Iran will no longer share CCTV footage from its nuclear sites with the International Atomic Energy Agency, state media reported as the head of the UN body arrived for talks.
The nuclear watchdog's chief, Rafael Grossi, arrived overnight on Saturday for the first talks since Ebrahim Raisi, Iran’s new hardline president, took office.
Mr Grossi is seeking to ease tensions between Iran and the West that have risked scuppering the talks to remove US sanctions in exchange for Iran returning to compliance with a 2015 nuclear deal signed with world powers.
The IAEA and Iran's envoy to the agency said Mr Grossi would meet the new head of the Atomic Energy Organisation of Iran, Mohammad Eslami.
The IAEA informed member states this week that there had been no progress on two key issues: explaining uranium traces found at several old, undeclared sites and getting urgent access to monitoring equipment so that the agency can continue to keep track of parts of Iran's nuclear programme.
Earlier this month, the IAEA in a report said that Iran has continued to increase its stockpile of highly enriched uranium.
It also said that verification and monitoring activities had been “seriously undermined” since February, after Iran refused to let inspectors access IAEA monitoring equipment.
Mr Raisi has insisted that his country is being "transparent".
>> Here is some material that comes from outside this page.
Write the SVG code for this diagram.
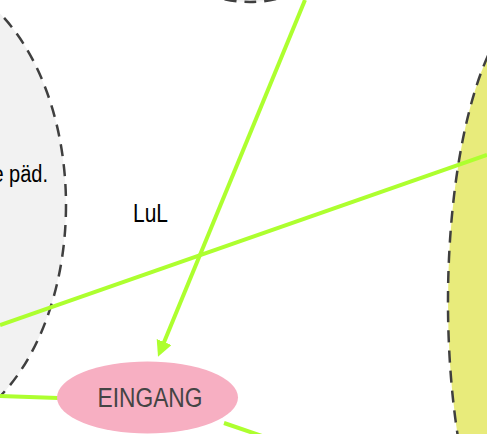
<svg xmlns="http://www.w3.org/2000/svg" width="487" height="434" viewBox="0 0 487 434">
  <style>
    .zone { stroke: #3f3f3f; stroke-width: 2.5; stroke-dasharray: 12 8; }
    .edge { stroke: #adff2f; stroke-width: 4; fill: none; }
    .lbl { font-family: "Liberation Sans", Arial, sans-serif; fill: #000; }
  </style>
  <defs>
    <marker id="arrow" viewBox="0 0 10 10" refX="1" refY="5" markerWidth="4" markerHeight="4" orient="auto" markerUnits="strokeWidth">
      <path d="M0,0 L10,5 L0,10 z" fill="#adff2f"/>
    </marker>
  </defs>

  <rect width="487" height="434" fill="#fff"/>

  <g id="zone-top">
    <ellipse class="zone" cx="250" cy="-100" rx="110" ry="102" fill="#f2f2f2"/>
  </g>

  <g id="zone-left">
    <ellipse class="zone" cx="-82" cy="205" rx="148" ry="230" fill="#f2f2f2"/>
    <text class="lbl" transform="translate(48,182) scale(0.87,1)" font-size="23" text-anchor="end">e päd.</text>
  </g>

  <g id="zone-right">
    <ellipse class="zone" cx="541" cy="302" rx="93" ry="300" fill="#e8eb7b"/>
  </g>

  <g id="lul">
    <text class="lbl" x="133" y="222" font-size="25" textLength="35" lengthAdjust="spacingAndGlyphs">LuL</text>
  </g>

  <g id="connectors">
    <line class="edge" x1="305" y1="0" x2="163.5" y2="343.5" marker-end="url(#arrow)"/>
    <line class="edge" x1="0" y1="325" x2="487" y2="155"/>
    <line class="edge" x1="0" y1="396" x2="58" y2="398"/>
    <line class="edge" x1="224" y1="423" x2="262" y2="436"/>
  </g>

  <g id="eingang">
    <ellipse cx="147.5" cy="397.5" rx="90.5" ry="36" fill="#f7afc2"/>
    <text x="150" y="407" font-family="'Liberation Sans', Arial, sans-serif" font-size="27" fill="#444" text-anchor="middle" textLength="105" lengthAdjust="spacingAndGlyphs">EINGANG</text>
  </g>
</svg>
Iran previously shared surveillance footage from its nuclear sites with the IAEA and extended the arrangement temporarily in May, after an agreement lapsed, before cutting off access a month later.
Iran’s Press TV tweeted that the footage would not be shared and that an “informed source rejects reports suggesting that Iran may reconsider [its] decision on IAEA access restrictions."
Separate, indirect talks between the US and Iran on both returning to compliance with the 2015 deal have been suspended since June.
Washington and its European allies have urged Mr Raisi's administration, which took office in August, to return to the talks.
Under the 2015 deal between Iran and major powers, Tehran agreed to restrictions on its nuclear activities in exchange for the lifting of sanctions.
Then president Donald Trump pulled the US out of the deal in 2018, reintroducing painful economic sanctions.
Iran responded starting in 2019 by breaching many of the deal's core restrictions, like enriching uranium to a higher purity, closer to that suitable for use in nuclear weapons.
Western powers must decide whether to push for a resolution criticising Iran and raising pressure on it for stonewalling the IAEA, at next week's meeting of the agency's 35-nation board of governors.
A resolution could jeopardise the resumption of talks on the deal, as Tehran bristles at such moves.
Countries on the IAEA board of governors will be watching Mr Grossi's visit to see whether Iran yields either on granting access to the monitoring equipment, or if it offers the prospect of answers on the uranium particles found at the undeclared former sites.